Maledetto, costretto da quell'irrefrenabile desiderio di bellezza, libertà, cielo sopra alla testa.
Arde il fuoco, brucia, brucia il cuore, senza fine, brucia e arde in petto. C'è qualcosa che non va mentre solco la strada, mentre guardo la gente attorno a me e cerco di capire cosa gli passa per la testa. C'è qualcosa che non va nei negozi che costeggiano la via, c'è qualcosa che faccio fatica a capire nelle storie che mi circondano.
Ci si sente come la trota che prova a risalire il fiume, mentre tutto passa, tutto corre così stupidamente veloce da sembrare sempre uguale.
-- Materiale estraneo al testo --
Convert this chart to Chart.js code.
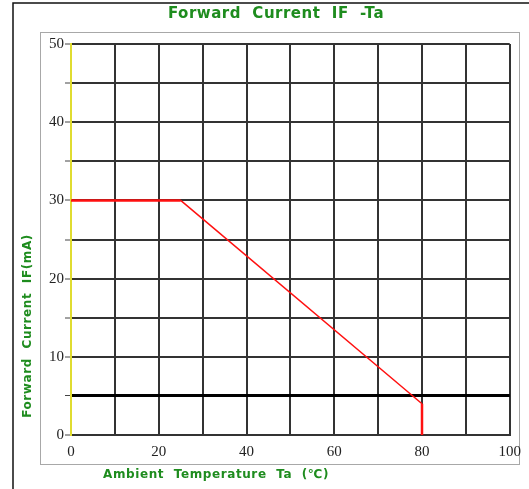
<!DOCTYPE html>
<html>
<head>
<meta charset="utf-8">
<script src="https://cdn.jsdelivr.net/npm/chart.js@4"></script>
<style>
  html, body { margin: 0; padding: 0; background: #fff; }
  #wrap { position: relative; width: 529px; height: 489px; }
</style>
</head>
<body>
<div id="wrap"><canvas id="ifta" width="529" height="489"></canvas></div>
<script>
// ── Data: derating curve IF vs Ta ─────────────────────────────────────
const tempTa    = [0, 25, 80, 80];     // °C
const currentIF = [30, 30, 4, 0];      // mA
const xTicks    = [0, 20, 40, 60, 80, 100];
const yTicks    = [0, 10, 20, 30, 40, 50];

const chartTitle = 'Forward  Current  IF  -Ta';
const xTitle     = 'Ambient  Temperature  Ta  (℃)';
const yTitle     = 'Forward  Current  IF(mA)';

const GREEN = '#1e8c1e';
const GRID  = '#333';

// ── Frame + titles drawn around the plot ──────────────────────────────
const framePlugin = {
  id: 'frame',
  beforeDraw(chart) {
    const c = chart.ctx;
    c.save();
    c.fillStyle = '#fff';
    c.fillRect(0, 0, chart.width, chart.height);
    // outer cropped frame (left + top)
    c.strokeStyle = '#111';
    c.lineWidth = 1.5;
    c.beginPath();
    c.moveTo(13, chart.height);
    c.lineTo(13, 3);
    c.lineTo(chart.width, 3);
    c.stroke();
    // grey panel
    c.strokeStyle = '#a8a8a8';
    c.lineWidth = 1;
    c.strokeRect(40.5, 32.5, 479, 432);
    c.restore();
  },
  afterDraw(chart) {
    const c = chart.ctx;
    c.save();
    c.fillStyle = GREEN;
    c.textBaseline = 'middle';
    c.textAlign = 'center';

    c.font = 'bold 15px "DejaVu Sans"';
    c.letterSpacing = '0.5px';
    c.fillText(chartTitle, 276, 14);

    c.font = 'bold 12px "DejaVu Sans"';
    c.letterSpacing = '0.6px';
    c.fillText(xTitle, 216, 475);

    c.translate(28, 326);
    c.rotate(-Math.PI / 2);
    c.fillText(yTitle, 0, 0);
    c.restore();
  }
};

new Chart(document.getElementById('ifta'), {
  type: 'line',
  data: {
    datasets: [{
      data: tempTa.map((t, i) => ({ x: t, y: currentIF[i] })),
      borderColor: '#ff1010',
      borderWidth: 2.5,
      pointRadius: 0,
      tension: 0,
      fill: false,
      segment: {
        borderWidth: s => s.p0DataIndex === 1 ? 1.5 : 2.5,
      },
    }],
  },
  options: {
    responsive: false,
    animation: false,
    layout: { padding: { left: 0, top: 44, right: 17, bottom: 0 } },
    plugins: {
      legend: { display: false },
      tooltip: { enabled: false },
      title: { display: false },
    },
    scales: {
      x: {
        type: 'linear',
        min: 0, max: 100,
        afterFit: s => { s.height = 54; },
        afterBuildTicks: s => {
          s.ticks = [0, 10, 20, 30, 40, 50, 60, 70, 80, 90, 100].map(v => ({ value: v }));
        },
        ticks: {
          padding: 8,
          color: '#222',
          font: { family: '"Liberation Serif"', size: 15 },
          maxRotation: 0,
          autoSkip: false,
          callback: v => xTicks.includes(v) ? String(v) : '',
        },
        grid: {
          drawTicks: false,
          color: c => c.tick && c.tick.value === 0 ? '#e0dc30' : GRID,
          lineWidth: 2,
        },
        border: { display: true, color: GRID, width: 2 },
      },
      y: {
        type: 'linear',
        min: 0, max: 50,
        afterFit: s => { s.width = 71; },
        afterBuildTicks: s => {
          s.ticks = [0, 5, 10, 15, 20, 25, 30, 35, 40, 45, 50].map(v => ({ value: v }));
        },
        ticks: {
          padding: 1,
          color: '#222',
          font: { family: '"Liberation Serif"', size: 15 },
          autoSkip: false,
          callback: v => yTicks.includes(v) ? String(v) : '',
        },
        grid: {
          drawTicks: true,
          tickLength: 6,
          tickColor: '#444',
          tickWidth: 1,
          color: c => c.tick && c.tick.value === 5 ? '#000' : GRID,
          lineWidth: c => c.tick && c.tick.value === 5 ? 3 : 2,
        },
        border: { display: true, color: '#e0dc30', width: 2 },
      },
    },
  },
  plugins: [framePlugin],
});
</script>
</body>
</html>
Cosa hanno di maledettamente essenziale le pareti di granito, quello slancio verticale verso il cielo? Ho nostalgia del silenzio, in ogni istante, sempre. Del silenzio che abbraccia lo scrosciare del torrente, il danzare del vento, il cuore che lentamente batte. Ho nostalgia della mattina, quando ci si affaccia dalla tenda col sole che dipinge i profili delle montagne e la voglia esplosiva di vivere. Mi manca casa mia, il fornellino che sibila in compagnia di Ciccio; la soddisfazione di sdraiarsi sul prato dopo la cima.
Un vecchio siede di fianco a una ragazzina, su di una panchina davanti al centro commerciale. Lei ascolta la musica muovendo le gambe nude sotto alla gonna nera, lui la guarda silenzioso. C'è una tristezza infinita in quello sguardo, la malinconia di chi si domanda dove è finita la sua vita. E c'è una tristezza infinita in quella ragazza che scorre le dita sul suo cellulare, cercando freneticamente qualcosa che non può trovare.
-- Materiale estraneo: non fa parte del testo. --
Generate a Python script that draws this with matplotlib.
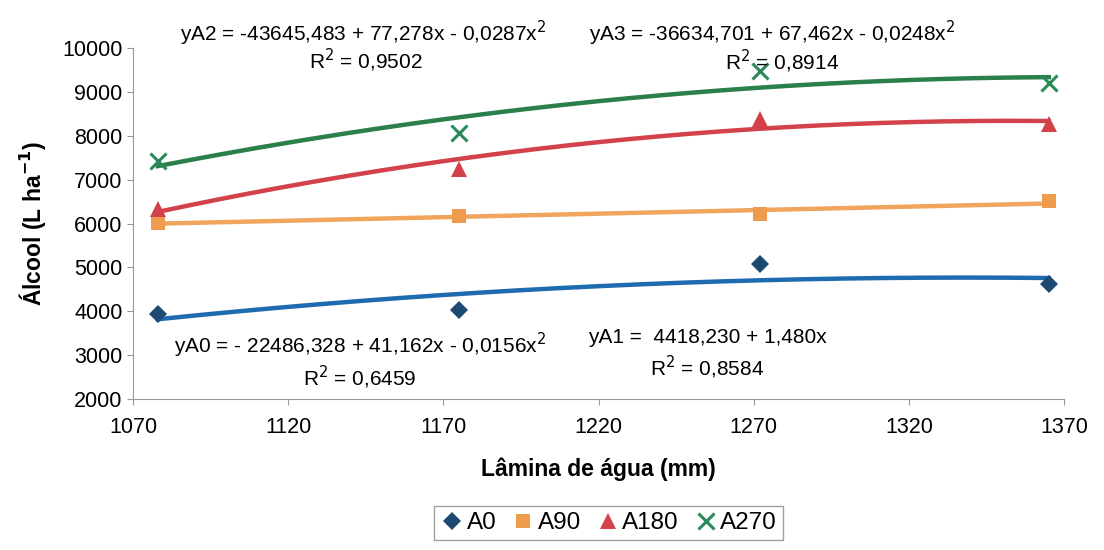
import numpy as np
import matplotlib
matplotlib.use("Agg")
import matplotlib.pyplot as plt

plt.rcParams["font.family"] = ["Liberation Sans", "DejaVu Sans"]

# Lâmina de água (mm)
lamina = [1078, 1175, 1272, 1365]

# Álcool (L/ha) per treatment
a0 = [3940, 4030, 5080, 4630]
a90 = [6020, 6170, 6210, 6520]
a180 = [6340, 7250, 8390, 8260]
a270 = [7430, 8060, 9470, 9210]

series = [
    ("A0", a0, 2, "#1d4a72", "#1f6bb0", "D", 9),
    ("A90", a90, 1, "#ee9b4e", "#f0a45c", "s", 10),
    ("A180", a180, 2, "#d3424a", "#d3424a", "^", 11),
    ("A270", a270, 2, "#2b8a5a", "#2a7f4a", "x", 11),
]

# equation text, R2 text, (x, y) of each line centre
equations = [
    ("yA2 = -43645,483 + 77,278x - 0,0287x$^{2}$", "R$^{2}$ = 0,9502",
     (1144, 10340), (1145, 9730)),
    ("yA3 = -36634,701 + 67,462x - 0,0248x$^{2}$", "R$^{2}$ = 0,8914",
     (1276, 10340), (1279, 9700)),
    ("yA0 = - 22486,328 + 41,162x - 0,0156x$^{2}$", "R$^{2}$ = 0,6459",
     (1143, 3230), (1143, 2500)),
    ("yA1 =  4418,230 + 1,480x", "R$^{2}$ = 0,8584",
     (1255, 3410), (1255, 2710)),
]

fig = plt.figure(figsize=(11.04, 5.5), dpi=100)
ax = fig.add_axes([0.1205, 0.2745, 0.8435, 0.638])

xs = np.linspace(lamina[0], lamina[-1], 200)
for name, ys, deg, mcol, lcol, mk, ms in series:
    coef = np.polyfit(lamina, ys, deg)
    ax.plot(xs, np.polyval(coef, xs), color=lcol, lw=3.2, zorder=2)
    if mk == "x":
        ax.plot(lamina, ys, ls="none", marker=mk, ms=ms, mew=2.2,
                color=mcol, label=name, zorder=3)
    else:
        ax.plot(lamina, ys, ls="none", marker=mk, ms=ms, mew=0,
                color=mcol, label=name, zorder=3)

for eq, r2, p_eq, p_r2 in equations:
    ax.text(*p_eq, eq, ha="center", va="center", fontsize=15, clip_on=False)
    ax.text(*p_r2, r2, ha="center", va="center", fontsize=15, clip_on=False)

ax.set_xlim(1070, 1370)
ax.set_ylim(2000, 10000)
ax.set_xticks(range(1070, 1371, 50))
ax.set_yticks(range(2000, 10001, 1000))
ax.tick_params(labelsize=15.5, color="#999999", length=4, direction="out")
ax.tick_params(axis="x", pad=9)
for s in ("top", "right"):
    ax.spines[s].set_visible(False)
for s in ("left", "bottom"):
    ax.spines[s].set_color("#999999")

ax.set_xlabel("Lâmina de água (mm)", fontsize=16.5, fontweight="bold", labelpad=14)
ax.set_ylabel("Álcool (L ha$^{\\mathbf{-1}}$)", fontsize=16.5, fontweight="bold", labelpad=10)

fig.legend(loc="center", bbox_to_anchor=(0.551, 0.049), ncol=4, fontsize=17.5,
           frameon=True, fancybox=False, edgecolor="#888888", handletextpad=0.1,
           columnspacing=0.6, handlelength=1.0, borderpad=0.25)

fig.savefig("out.png", dpi=100, facecolor="white")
Si parla sempre di cose stupide. Più si ride, più si parla di cose stupide. Non riesco più a dire cose che mi interessano, se non molto raramente. Si viene sempre soffocati dalla sensazione che chi ti ascolta ha trovato giusto un momento per farlo, in attesa di dire poi la sua. Ma quel momento a me non interessa, per niente. E non mi interessa neppure se devi rispondere a qualcun altro, che è da qualche altra parte. Io voglio tutto: l'infinito, l'immortalità di un'idea, la grandezza dell'assoluto. Voglio parlare di filosofia con Dio. Non arretrerò davanti a questo (al massimo tacerò o mi difenderò assecondando la stupidità).
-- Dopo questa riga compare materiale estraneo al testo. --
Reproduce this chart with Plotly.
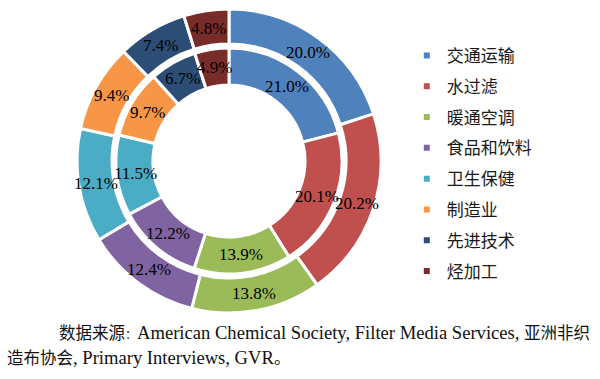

C'era una volta un gruppo di amici, cacciatori dell'inutile. Sedevano in un chiostro di colonne spezzate e discutevano. Tra loro c'erano personaggi illustri: Heidegger, Platone, Nietzsche, Husserl, Derrida. A volte veniva persino Hegel. Si tendeva così intensamente all'Ideale che a momenti pareva quasi di scorgerlo, bellissimo e luminoso in quelle pareti di mattoni. E' stato il periodo più bello della mia vita, che continuava in qualche appartamento tra litigate e punti-di-incontro. E poi è quasi sembrato che quella discussione potesse scoppiare in una rivoluzione, in assemblee e poesie recitate in piazza.
Ma tutto è passato, gli amici hanno preso altre strade, ognuno la propria; e se anche ci si incontra non sarà più uguale, mai più.
La vite entra nel ghiaccio della grande parete. Guardo in basso, oltre le punte dei miei ramponi scorgo Lallo, chinato sulle sue piccozze. Tra noi la corda rosa che passa nel rinvio, in alto l'ultimo scivolo di neve che sorregge la cima. Non bisogna chiedere permesso, lei è li che aspetta solo noi, biancheggiando luminosa e bellissima. Non bisogna chiedere il permesso perché è lei a chiamarci, invitandoci a salire; lei che è semplicemente lì nella sua eternità infinita.
Non c'è rabbia, non c'è incomprensione, ma solo il coraggio di seguire il proprio desiderio: il coraggio di tornare a casa, a parlare ancora una volta di filosofia con Dio.
Ecco, io ho bisogno di questo coraggio, sempre, tutti i giorni. Finché respiro. Il coraggio di tornare verso casa, di non piegarsi al richiamo del nulla.